▸ Problem statement:
Look through the material below, count the lines containing the word "matplotlib", and state only the count.

▸ Data to use:
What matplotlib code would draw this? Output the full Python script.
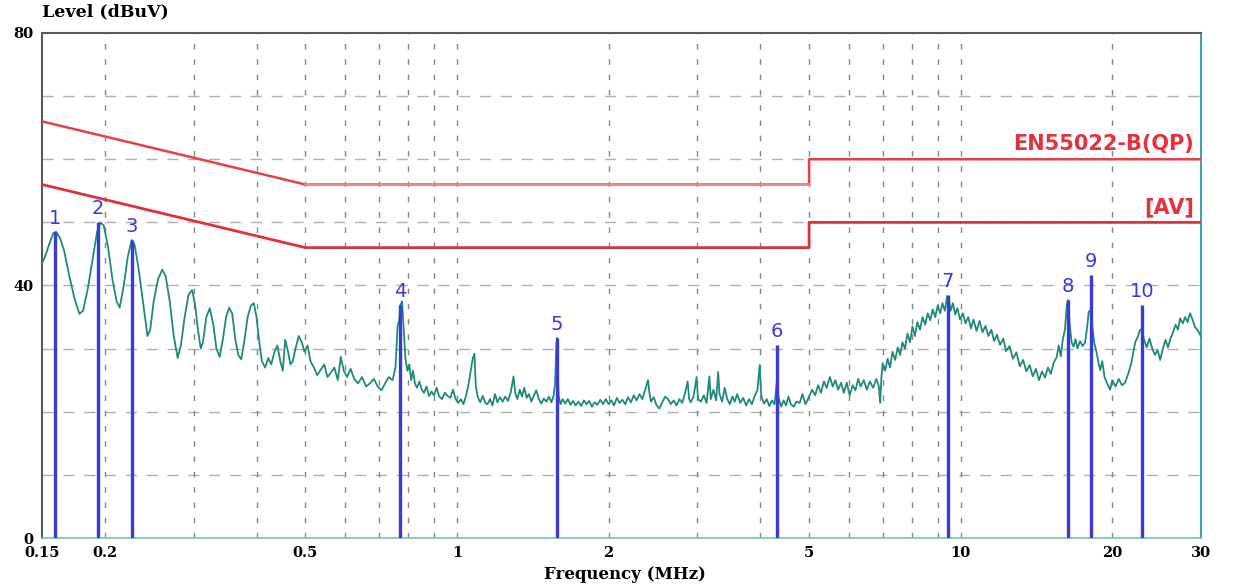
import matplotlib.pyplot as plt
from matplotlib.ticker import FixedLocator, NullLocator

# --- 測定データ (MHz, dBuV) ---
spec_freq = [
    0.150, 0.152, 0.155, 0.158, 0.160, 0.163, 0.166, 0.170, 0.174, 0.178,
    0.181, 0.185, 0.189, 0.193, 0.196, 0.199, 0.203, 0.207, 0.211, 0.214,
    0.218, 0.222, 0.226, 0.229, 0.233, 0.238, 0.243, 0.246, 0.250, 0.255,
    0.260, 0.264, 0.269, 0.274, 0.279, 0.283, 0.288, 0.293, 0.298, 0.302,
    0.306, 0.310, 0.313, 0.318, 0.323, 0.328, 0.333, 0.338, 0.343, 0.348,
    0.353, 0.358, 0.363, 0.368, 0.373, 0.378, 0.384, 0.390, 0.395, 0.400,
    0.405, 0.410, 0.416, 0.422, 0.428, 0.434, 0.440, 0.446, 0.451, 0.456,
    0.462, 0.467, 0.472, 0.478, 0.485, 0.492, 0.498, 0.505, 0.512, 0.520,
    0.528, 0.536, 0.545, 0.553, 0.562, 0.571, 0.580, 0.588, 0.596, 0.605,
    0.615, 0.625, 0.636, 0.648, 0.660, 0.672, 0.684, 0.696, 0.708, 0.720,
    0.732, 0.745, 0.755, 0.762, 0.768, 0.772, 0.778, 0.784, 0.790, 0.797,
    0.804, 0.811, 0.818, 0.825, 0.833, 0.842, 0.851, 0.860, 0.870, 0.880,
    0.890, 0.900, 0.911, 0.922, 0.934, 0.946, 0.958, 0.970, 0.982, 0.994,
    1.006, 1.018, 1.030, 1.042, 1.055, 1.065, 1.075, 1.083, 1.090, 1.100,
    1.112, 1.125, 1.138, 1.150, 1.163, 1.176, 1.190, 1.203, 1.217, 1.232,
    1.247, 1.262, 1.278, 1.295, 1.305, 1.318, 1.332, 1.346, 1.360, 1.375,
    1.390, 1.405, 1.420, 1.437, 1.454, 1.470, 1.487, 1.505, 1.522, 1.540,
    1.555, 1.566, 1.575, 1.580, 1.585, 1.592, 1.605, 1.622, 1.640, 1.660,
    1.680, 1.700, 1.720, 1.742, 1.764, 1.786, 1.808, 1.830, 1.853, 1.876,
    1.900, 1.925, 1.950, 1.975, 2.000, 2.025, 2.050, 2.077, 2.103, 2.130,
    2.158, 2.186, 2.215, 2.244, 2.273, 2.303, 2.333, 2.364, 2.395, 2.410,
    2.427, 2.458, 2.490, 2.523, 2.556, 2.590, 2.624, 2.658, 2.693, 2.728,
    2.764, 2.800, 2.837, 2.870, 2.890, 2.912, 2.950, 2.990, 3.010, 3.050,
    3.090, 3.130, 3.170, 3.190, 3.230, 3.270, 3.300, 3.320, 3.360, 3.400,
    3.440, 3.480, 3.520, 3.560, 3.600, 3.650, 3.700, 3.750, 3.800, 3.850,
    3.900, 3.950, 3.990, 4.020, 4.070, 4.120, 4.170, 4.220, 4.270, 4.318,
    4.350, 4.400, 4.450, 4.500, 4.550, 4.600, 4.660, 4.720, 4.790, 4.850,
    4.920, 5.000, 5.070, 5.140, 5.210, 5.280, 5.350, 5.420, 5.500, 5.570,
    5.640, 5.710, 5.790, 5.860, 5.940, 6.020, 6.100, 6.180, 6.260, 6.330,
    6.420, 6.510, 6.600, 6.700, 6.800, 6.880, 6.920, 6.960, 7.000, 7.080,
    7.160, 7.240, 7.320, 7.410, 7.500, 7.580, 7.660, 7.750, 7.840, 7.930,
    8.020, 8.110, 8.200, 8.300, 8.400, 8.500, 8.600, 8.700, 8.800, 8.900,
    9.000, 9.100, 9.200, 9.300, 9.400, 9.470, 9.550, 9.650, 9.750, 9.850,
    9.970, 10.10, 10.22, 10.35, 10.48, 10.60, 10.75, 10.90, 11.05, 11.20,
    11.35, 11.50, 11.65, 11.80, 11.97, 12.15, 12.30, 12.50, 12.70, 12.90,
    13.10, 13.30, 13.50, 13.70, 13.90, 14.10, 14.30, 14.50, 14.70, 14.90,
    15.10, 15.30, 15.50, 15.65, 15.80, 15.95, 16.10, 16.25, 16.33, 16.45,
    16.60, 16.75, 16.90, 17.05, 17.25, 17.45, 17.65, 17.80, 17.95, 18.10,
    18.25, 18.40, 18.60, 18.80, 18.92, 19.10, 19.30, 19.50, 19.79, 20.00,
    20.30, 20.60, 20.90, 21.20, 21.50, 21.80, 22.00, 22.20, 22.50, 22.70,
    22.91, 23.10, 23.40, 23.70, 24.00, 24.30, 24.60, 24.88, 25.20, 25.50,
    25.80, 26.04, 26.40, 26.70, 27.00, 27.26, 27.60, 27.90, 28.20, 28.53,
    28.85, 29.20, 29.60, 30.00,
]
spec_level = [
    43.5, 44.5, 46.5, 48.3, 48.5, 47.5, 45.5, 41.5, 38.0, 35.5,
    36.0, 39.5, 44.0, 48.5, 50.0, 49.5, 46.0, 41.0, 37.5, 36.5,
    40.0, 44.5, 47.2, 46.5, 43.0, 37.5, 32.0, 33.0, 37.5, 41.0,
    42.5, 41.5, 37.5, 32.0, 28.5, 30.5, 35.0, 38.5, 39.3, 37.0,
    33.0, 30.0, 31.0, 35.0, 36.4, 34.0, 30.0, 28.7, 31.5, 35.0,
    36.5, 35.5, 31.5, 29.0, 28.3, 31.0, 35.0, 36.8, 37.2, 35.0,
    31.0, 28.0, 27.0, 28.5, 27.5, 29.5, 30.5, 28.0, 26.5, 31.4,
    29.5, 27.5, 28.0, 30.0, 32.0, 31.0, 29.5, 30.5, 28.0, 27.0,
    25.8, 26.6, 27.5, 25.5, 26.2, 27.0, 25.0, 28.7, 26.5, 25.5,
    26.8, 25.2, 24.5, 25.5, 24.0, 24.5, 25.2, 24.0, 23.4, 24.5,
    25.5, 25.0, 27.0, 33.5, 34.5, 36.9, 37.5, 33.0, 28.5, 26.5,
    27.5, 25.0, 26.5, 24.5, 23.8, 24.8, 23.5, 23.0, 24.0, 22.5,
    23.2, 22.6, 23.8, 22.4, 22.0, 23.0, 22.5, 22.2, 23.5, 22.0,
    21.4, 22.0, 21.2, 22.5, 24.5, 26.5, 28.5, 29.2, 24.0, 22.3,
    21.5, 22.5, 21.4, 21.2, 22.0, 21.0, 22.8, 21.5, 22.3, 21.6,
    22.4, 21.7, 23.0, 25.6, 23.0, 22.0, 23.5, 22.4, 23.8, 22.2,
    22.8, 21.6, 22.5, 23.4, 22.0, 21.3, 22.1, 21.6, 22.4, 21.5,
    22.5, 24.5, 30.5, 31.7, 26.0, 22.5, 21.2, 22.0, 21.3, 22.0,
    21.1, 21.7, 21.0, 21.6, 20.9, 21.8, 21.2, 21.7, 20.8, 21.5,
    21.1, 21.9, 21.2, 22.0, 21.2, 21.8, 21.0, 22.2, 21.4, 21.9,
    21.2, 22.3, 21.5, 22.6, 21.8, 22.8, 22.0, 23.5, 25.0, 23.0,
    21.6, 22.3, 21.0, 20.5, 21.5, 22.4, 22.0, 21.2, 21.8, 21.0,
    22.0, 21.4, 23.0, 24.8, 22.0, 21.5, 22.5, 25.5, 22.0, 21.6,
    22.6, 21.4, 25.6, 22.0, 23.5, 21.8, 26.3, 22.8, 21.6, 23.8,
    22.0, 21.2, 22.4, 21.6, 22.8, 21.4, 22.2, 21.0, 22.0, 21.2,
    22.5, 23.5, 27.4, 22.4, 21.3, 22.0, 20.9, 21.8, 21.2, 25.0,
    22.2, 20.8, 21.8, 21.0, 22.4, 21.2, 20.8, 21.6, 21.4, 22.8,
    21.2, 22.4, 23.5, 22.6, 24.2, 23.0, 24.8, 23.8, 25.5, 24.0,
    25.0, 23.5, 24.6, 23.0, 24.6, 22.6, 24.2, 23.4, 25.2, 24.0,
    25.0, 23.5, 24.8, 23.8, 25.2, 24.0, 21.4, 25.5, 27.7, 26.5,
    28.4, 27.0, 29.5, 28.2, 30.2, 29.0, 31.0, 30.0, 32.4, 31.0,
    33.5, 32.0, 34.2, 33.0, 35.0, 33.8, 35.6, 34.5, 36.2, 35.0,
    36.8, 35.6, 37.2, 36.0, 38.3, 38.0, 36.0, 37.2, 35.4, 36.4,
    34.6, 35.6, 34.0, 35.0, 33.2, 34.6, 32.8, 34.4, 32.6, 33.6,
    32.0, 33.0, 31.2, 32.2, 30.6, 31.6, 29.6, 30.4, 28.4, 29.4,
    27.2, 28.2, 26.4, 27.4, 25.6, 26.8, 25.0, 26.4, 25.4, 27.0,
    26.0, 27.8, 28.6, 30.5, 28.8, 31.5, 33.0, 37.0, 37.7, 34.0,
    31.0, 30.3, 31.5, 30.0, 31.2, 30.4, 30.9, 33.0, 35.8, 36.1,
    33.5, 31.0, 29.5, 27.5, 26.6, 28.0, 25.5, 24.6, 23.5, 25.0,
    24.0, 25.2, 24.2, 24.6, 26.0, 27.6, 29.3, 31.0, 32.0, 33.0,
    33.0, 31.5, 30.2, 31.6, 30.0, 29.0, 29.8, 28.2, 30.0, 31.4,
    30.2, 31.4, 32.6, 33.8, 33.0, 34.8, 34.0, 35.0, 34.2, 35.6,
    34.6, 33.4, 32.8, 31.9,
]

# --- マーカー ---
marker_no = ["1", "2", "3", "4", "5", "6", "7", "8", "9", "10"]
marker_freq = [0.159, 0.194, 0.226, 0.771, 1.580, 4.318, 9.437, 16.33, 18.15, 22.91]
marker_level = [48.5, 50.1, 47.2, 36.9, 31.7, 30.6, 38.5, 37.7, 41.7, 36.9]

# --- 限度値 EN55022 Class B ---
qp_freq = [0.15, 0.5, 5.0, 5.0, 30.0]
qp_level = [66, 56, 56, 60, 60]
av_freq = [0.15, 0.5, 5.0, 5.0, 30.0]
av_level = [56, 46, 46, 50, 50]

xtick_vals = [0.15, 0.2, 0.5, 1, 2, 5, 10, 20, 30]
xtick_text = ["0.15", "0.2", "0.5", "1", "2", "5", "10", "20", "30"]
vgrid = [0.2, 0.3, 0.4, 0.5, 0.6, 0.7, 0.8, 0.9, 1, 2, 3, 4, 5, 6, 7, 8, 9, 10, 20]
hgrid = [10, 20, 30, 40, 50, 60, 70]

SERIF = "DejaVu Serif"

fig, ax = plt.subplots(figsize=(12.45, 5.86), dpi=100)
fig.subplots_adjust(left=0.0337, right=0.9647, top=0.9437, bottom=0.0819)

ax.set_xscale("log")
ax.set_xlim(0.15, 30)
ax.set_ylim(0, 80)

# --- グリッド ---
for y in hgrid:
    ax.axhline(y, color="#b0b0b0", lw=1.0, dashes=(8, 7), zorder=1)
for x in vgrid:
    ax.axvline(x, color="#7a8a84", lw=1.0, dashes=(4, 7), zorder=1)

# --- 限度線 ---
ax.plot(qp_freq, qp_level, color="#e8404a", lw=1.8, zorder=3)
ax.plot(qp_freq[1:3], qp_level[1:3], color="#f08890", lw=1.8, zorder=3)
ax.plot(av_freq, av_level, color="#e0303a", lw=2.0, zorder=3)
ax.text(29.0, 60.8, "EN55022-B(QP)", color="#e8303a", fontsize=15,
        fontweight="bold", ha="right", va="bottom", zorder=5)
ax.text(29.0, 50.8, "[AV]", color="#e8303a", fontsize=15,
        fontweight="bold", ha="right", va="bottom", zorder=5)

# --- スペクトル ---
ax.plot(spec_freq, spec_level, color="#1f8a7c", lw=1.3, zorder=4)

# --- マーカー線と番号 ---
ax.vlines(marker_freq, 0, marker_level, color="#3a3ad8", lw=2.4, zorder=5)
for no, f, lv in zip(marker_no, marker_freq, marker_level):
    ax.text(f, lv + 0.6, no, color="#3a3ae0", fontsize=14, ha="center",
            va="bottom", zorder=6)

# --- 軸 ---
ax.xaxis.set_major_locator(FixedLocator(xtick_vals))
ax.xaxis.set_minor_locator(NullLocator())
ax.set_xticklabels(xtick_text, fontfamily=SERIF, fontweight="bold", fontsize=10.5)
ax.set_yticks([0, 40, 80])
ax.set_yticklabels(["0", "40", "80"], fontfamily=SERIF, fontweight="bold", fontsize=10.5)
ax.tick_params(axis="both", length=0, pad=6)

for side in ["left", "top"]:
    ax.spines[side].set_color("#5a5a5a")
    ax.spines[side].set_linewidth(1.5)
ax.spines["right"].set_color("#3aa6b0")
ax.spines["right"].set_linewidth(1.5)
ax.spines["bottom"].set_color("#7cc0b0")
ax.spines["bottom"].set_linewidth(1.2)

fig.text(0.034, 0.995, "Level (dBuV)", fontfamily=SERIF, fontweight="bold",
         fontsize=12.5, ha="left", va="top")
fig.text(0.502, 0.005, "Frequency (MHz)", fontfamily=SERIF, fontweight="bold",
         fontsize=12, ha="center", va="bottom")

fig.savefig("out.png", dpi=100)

...

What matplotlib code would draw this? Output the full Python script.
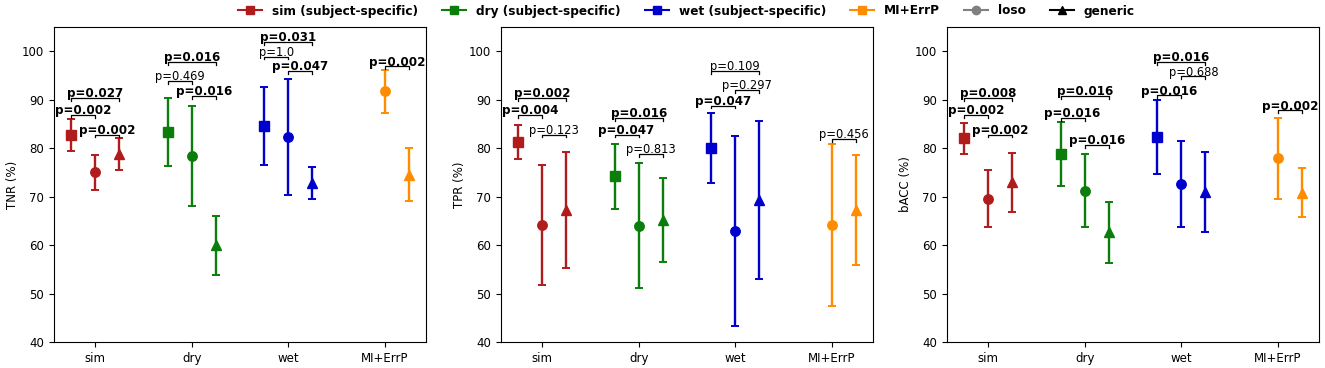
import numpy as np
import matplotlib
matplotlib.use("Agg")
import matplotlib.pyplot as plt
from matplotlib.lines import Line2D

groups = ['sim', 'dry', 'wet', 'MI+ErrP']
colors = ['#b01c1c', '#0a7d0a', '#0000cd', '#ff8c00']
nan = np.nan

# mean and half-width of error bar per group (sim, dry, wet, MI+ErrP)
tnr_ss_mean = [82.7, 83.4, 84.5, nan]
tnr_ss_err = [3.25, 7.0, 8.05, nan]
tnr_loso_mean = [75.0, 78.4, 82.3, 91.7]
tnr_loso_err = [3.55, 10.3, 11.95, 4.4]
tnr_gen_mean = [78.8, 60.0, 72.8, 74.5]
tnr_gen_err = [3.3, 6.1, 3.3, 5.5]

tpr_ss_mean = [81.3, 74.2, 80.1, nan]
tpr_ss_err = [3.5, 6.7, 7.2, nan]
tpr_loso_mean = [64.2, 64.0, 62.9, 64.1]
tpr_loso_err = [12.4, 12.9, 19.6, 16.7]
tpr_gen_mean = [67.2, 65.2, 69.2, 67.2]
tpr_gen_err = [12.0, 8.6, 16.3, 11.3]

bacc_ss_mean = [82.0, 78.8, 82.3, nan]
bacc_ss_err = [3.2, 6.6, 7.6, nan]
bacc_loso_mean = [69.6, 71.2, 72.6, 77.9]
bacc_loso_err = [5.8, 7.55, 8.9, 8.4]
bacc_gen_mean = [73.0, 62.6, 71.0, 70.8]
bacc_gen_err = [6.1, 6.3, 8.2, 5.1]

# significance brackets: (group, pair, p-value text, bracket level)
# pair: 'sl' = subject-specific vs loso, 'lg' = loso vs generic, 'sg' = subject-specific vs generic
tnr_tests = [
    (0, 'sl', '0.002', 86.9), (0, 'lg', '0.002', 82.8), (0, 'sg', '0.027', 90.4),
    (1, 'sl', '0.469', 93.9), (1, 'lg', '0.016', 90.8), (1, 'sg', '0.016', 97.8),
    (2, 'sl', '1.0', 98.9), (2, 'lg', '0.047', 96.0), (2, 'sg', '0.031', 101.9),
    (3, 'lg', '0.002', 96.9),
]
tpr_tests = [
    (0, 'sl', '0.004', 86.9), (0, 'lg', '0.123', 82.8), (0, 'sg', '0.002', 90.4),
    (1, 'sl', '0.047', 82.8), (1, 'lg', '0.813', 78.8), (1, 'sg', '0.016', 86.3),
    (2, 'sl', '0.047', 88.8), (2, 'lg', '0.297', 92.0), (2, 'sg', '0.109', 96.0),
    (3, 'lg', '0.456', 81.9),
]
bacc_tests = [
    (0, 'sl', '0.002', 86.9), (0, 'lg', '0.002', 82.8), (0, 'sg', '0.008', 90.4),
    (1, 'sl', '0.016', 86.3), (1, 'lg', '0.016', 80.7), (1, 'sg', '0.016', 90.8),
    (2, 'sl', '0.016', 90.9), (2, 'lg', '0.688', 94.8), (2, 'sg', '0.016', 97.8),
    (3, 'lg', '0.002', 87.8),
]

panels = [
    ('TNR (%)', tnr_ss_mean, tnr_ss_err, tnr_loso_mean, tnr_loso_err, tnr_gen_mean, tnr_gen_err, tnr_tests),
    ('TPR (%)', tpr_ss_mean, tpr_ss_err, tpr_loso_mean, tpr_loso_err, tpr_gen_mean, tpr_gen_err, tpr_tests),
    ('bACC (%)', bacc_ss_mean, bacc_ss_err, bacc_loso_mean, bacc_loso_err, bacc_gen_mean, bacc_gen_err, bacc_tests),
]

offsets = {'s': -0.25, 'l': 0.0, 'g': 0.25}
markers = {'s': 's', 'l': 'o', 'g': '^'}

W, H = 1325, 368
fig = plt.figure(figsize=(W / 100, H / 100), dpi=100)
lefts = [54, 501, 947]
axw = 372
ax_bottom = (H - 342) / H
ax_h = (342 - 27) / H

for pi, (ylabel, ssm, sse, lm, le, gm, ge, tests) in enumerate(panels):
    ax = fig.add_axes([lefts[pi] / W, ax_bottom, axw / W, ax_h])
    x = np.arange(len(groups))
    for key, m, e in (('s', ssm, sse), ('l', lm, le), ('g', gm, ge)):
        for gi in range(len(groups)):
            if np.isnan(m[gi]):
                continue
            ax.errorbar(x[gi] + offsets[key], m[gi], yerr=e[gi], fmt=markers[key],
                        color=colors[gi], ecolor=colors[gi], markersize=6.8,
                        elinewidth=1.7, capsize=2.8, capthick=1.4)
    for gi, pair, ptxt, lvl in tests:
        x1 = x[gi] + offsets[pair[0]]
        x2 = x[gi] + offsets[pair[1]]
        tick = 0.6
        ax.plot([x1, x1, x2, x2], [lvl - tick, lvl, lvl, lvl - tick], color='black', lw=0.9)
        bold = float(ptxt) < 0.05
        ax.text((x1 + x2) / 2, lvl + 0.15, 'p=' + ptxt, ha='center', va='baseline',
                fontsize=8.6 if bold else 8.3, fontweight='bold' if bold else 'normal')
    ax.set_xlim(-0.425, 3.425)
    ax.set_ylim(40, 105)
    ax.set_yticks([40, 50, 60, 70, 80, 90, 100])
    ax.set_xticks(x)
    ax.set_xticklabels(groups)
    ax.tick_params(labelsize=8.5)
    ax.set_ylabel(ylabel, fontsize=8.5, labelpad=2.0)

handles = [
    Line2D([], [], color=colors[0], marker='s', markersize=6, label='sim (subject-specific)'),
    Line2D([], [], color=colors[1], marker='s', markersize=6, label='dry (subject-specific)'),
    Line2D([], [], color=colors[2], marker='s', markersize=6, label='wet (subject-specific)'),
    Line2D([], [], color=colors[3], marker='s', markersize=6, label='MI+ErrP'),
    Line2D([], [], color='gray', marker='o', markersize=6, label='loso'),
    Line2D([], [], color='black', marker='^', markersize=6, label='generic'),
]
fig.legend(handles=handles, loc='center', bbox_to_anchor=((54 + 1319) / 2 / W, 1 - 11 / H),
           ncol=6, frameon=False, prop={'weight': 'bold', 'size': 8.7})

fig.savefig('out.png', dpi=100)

▸ Full solution:
8